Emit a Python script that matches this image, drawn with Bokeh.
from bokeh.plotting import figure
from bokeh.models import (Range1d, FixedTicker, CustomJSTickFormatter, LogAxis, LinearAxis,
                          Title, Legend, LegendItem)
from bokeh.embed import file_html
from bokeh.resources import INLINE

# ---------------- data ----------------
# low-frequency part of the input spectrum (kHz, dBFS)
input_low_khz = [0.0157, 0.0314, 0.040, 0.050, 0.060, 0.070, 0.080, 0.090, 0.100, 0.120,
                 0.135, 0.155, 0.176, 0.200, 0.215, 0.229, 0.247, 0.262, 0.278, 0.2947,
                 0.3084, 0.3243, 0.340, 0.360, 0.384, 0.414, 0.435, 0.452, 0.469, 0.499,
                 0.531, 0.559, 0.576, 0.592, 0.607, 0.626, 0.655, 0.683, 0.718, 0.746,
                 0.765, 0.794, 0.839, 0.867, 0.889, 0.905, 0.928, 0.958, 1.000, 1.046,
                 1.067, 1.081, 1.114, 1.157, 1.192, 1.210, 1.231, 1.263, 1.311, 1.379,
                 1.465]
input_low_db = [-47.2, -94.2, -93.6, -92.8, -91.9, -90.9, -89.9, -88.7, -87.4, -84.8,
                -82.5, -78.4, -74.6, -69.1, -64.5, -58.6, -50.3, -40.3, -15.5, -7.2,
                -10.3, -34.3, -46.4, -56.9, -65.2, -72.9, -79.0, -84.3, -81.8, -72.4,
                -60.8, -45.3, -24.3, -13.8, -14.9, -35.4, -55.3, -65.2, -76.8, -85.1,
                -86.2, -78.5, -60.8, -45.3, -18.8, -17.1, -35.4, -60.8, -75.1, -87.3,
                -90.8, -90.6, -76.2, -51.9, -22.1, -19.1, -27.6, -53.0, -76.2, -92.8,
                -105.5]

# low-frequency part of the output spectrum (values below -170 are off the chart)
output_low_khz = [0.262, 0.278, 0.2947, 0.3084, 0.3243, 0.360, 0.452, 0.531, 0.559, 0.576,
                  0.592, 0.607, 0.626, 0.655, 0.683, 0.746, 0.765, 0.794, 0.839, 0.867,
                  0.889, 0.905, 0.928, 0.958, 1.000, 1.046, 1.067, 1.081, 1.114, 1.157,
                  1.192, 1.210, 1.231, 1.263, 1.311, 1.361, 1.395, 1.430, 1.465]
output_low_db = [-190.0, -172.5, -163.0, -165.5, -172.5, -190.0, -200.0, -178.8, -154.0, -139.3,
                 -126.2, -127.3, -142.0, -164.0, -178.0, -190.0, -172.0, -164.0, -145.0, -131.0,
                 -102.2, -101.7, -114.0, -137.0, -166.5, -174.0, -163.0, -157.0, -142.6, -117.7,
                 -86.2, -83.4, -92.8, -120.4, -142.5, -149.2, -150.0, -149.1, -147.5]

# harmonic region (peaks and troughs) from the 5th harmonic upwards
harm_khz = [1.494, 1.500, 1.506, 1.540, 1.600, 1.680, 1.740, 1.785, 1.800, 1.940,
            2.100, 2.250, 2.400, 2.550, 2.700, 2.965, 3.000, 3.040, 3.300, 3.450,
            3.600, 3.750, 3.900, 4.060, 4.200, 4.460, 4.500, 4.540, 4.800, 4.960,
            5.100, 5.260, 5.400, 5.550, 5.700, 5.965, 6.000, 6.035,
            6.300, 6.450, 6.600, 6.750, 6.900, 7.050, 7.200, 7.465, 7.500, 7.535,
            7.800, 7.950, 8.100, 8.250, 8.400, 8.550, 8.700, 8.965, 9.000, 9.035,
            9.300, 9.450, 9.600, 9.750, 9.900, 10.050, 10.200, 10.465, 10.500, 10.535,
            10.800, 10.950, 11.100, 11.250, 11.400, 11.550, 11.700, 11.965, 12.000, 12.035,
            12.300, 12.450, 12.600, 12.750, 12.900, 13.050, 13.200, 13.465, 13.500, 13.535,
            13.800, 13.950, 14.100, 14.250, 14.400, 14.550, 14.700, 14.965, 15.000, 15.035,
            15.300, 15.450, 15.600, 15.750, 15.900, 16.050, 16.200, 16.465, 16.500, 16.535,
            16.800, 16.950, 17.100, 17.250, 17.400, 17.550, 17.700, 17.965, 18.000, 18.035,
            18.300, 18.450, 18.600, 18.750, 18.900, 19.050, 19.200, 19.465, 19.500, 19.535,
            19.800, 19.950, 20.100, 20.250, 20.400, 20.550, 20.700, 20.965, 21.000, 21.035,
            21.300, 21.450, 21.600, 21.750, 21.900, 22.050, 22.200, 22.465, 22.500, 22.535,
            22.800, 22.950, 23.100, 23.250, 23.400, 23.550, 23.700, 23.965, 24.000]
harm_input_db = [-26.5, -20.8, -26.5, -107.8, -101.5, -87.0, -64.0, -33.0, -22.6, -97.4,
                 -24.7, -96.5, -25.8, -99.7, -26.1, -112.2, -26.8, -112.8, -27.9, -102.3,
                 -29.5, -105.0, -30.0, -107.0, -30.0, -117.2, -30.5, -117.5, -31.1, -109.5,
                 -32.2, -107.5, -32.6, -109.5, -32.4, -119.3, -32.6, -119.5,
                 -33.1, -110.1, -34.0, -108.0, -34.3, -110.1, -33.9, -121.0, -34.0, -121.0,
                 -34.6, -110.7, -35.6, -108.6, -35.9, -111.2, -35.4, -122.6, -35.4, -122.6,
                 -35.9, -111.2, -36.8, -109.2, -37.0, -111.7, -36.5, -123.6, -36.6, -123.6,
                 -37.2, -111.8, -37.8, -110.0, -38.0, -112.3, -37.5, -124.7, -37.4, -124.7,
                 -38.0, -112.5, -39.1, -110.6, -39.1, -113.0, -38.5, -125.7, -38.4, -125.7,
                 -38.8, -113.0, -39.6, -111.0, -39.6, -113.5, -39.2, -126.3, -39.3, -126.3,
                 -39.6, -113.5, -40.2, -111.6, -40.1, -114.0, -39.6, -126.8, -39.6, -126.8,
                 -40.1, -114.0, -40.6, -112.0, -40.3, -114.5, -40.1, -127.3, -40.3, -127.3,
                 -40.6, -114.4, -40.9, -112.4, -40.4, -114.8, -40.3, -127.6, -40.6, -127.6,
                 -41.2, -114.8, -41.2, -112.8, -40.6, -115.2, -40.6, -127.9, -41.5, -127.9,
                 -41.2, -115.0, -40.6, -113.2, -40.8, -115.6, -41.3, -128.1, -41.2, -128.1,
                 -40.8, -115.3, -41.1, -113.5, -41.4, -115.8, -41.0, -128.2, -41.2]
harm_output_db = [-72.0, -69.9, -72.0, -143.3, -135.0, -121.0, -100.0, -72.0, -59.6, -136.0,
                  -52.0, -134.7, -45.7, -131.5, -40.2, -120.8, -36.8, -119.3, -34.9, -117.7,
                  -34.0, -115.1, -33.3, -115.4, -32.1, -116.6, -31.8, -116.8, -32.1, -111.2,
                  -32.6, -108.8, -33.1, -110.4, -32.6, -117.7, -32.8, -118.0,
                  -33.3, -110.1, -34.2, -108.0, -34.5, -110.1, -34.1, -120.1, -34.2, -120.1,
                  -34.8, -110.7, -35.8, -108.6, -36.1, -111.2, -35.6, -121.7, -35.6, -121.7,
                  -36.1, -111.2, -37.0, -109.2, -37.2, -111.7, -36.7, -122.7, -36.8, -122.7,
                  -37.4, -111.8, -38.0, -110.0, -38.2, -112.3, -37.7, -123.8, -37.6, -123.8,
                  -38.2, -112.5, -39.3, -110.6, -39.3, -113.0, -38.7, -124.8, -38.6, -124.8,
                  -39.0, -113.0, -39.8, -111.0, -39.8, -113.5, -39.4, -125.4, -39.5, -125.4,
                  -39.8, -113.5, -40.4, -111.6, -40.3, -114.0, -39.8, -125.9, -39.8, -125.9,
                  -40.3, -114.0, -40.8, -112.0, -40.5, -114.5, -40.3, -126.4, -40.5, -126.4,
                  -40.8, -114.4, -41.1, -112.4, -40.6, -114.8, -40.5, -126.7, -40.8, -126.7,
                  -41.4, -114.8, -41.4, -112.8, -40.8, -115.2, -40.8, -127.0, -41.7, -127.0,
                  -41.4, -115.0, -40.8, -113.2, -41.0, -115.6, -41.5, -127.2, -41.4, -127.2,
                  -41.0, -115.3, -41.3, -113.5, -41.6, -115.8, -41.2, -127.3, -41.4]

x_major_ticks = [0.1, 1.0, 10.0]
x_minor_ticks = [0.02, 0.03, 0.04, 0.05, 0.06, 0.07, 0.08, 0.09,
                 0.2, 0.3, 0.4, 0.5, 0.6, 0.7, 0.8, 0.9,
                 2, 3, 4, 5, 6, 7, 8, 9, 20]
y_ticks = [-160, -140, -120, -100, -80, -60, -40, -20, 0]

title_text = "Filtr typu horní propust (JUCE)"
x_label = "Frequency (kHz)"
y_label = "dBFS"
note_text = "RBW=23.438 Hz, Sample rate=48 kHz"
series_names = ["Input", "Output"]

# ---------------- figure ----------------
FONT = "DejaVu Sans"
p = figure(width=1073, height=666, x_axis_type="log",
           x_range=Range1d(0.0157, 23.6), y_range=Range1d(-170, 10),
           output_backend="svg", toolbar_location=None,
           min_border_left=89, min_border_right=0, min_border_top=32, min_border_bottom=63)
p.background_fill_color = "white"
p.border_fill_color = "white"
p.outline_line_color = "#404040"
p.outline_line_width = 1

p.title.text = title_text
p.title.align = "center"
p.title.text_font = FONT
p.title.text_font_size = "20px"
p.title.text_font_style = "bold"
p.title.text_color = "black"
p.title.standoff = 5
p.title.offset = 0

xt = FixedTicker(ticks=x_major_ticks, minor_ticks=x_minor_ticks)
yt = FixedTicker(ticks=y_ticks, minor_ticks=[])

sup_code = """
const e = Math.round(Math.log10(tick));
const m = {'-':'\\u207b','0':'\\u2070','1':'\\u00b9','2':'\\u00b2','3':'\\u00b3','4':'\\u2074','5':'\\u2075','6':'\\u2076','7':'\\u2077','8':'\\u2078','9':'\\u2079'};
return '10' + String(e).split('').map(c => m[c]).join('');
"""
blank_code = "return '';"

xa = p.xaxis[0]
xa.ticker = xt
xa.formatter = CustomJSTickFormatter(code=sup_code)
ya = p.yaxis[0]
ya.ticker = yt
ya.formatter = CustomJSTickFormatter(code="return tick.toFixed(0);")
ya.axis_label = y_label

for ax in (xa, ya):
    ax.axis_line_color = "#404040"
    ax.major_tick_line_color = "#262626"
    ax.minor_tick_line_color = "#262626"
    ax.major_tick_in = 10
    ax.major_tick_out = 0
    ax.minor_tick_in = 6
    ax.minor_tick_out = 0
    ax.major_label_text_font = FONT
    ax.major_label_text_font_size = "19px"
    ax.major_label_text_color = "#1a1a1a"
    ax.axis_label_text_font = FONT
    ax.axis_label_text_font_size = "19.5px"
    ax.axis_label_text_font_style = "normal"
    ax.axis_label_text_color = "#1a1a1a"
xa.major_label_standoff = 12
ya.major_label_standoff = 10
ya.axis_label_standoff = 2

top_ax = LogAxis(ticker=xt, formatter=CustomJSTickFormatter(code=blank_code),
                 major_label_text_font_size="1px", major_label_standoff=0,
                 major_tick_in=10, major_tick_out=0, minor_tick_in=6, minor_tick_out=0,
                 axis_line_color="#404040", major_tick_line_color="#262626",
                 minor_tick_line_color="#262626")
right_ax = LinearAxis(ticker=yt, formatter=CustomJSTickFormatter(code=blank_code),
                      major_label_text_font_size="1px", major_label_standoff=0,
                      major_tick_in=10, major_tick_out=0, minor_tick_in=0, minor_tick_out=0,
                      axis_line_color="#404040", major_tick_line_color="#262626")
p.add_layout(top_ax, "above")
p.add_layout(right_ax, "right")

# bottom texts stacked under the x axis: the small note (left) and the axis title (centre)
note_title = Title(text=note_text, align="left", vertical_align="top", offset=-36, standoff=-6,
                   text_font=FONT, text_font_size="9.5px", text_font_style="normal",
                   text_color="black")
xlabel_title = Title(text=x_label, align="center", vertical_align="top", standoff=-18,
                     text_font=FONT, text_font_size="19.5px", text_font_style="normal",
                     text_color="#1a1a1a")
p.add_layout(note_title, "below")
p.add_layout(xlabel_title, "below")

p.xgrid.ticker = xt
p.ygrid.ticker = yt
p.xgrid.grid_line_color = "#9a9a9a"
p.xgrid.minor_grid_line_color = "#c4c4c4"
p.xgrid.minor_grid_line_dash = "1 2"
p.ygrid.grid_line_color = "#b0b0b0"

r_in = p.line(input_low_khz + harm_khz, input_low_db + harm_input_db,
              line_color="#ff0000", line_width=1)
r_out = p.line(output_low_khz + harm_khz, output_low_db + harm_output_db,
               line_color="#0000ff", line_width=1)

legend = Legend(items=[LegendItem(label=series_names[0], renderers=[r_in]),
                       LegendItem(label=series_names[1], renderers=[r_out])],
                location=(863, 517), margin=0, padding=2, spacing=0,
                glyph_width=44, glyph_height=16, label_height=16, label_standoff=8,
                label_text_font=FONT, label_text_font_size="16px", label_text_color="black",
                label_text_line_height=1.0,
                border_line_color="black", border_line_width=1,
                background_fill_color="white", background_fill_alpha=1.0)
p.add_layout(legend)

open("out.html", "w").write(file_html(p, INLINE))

- - -

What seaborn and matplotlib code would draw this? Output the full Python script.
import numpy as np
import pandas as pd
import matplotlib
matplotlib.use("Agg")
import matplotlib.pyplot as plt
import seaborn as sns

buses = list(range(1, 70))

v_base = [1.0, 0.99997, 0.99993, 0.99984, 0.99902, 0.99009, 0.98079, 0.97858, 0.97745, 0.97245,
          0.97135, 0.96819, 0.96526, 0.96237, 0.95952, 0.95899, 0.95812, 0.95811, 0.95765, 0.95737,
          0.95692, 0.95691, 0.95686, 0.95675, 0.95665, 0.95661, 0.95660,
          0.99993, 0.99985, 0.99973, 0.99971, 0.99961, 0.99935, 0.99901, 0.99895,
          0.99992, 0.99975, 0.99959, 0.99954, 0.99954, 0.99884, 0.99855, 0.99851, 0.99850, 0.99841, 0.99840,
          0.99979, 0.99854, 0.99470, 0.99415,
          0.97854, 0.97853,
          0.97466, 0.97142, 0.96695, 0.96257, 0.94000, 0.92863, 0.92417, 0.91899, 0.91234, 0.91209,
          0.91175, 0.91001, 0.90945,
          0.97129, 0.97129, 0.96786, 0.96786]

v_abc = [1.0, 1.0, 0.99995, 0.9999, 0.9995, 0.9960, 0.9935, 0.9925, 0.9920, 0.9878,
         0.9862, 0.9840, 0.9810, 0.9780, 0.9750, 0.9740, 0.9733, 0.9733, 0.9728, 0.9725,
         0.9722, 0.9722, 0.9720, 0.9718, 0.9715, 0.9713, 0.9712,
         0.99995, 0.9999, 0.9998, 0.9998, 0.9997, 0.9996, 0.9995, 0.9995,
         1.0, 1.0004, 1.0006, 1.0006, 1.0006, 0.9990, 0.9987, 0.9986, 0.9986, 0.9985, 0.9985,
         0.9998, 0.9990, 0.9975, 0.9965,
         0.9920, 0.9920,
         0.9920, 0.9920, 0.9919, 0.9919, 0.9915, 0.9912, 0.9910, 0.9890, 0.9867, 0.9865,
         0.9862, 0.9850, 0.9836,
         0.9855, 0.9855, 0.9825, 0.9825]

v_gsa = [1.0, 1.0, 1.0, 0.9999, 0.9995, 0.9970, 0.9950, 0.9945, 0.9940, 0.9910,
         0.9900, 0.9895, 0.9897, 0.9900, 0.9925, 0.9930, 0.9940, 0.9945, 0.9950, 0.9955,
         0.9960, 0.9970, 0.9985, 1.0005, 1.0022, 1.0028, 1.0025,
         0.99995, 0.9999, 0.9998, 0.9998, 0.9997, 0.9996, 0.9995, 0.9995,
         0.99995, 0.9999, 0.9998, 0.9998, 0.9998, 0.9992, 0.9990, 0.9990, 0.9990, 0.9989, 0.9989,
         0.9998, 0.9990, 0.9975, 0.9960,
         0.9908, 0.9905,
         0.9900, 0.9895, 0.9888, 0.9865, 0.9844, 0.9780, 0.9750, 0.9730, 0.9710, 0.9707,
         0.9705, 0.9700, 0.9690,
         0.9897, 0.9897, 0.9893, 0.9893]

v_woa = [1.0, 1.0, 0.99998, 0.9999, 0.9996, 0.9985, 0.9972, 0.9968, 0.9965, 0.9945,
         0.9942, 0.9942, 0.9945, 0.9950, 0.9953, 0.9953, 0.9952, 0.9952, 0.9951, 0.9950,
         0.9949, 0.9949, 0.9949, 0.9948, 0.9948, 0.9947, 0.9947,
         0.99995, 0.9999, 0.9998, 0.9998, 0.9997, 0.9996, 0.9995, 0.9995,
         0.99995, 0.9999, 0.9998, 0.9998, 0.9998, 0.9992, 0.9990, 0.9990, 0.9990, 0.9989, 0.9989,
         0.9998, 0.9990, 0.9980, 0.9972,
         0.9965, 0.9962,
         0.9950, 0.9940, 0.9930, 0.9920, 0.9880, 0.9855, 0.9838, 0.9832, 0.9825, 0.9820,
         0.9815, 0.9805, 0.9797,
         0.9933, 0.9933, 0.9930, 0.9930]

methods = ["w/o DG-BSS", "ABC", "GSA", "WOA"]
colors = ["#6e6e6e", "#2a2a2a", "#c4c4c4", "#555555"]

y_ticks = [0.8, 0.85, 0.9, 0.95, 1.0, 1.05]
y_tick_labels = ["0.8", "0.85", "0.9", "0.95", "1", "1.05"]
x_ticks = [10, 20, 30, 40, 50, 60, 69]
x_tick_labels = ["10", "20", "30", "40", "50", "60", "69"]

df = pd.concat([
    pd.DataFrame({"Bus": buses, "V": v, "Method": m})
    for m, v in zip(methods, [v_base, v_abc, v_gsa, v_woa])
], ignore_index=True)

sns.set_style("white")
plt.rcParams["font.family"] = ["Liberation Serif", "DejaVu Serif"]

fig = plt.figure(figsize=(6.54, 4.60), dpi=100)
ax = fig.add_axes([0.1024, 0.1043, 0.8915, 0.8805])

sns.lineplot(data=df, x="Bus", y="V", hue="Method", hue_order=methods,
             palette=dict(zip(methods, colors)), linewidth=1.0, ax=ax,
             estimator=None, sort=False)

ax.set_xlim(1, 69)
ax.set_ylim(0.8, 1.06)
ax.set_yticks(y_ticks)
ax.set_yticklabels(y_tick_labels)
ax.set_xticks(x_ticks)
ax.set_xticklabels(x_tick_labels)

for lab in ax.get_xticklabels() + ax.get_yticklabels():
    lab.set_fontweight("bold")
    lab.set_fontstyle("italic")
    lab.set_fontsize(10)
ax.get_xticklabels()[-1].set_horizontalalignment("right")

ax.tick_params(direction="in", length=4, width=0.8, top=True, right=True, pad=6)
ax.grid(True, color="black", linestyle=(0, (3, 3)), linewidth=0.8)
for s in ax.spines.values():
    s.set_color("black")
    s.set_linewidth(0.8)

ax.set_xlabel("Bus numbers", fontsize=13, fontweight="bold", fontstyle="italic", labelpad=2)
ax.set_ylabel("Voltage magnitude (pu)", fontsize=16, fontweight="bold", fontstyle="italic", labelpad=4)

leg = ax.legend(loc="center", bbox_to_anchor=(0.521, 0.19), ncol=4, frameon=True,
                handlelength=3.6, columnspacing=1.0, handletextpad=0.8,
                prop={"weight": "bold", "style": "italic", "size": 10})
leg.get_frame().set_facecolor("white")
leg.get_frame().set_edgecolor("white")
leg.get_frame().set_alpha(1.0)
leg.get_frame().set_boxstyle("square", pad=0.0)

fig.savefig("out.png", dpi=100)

- - -

→ **GOAL**
Lines of the material that contain the word "Python" are to be gathered.

→ **EXERCISE SOLUTION**
Emit a Python script that matches this image, drawn with Bokeh.
What seaborn and matplotlib code would draw this? Output the full Python script.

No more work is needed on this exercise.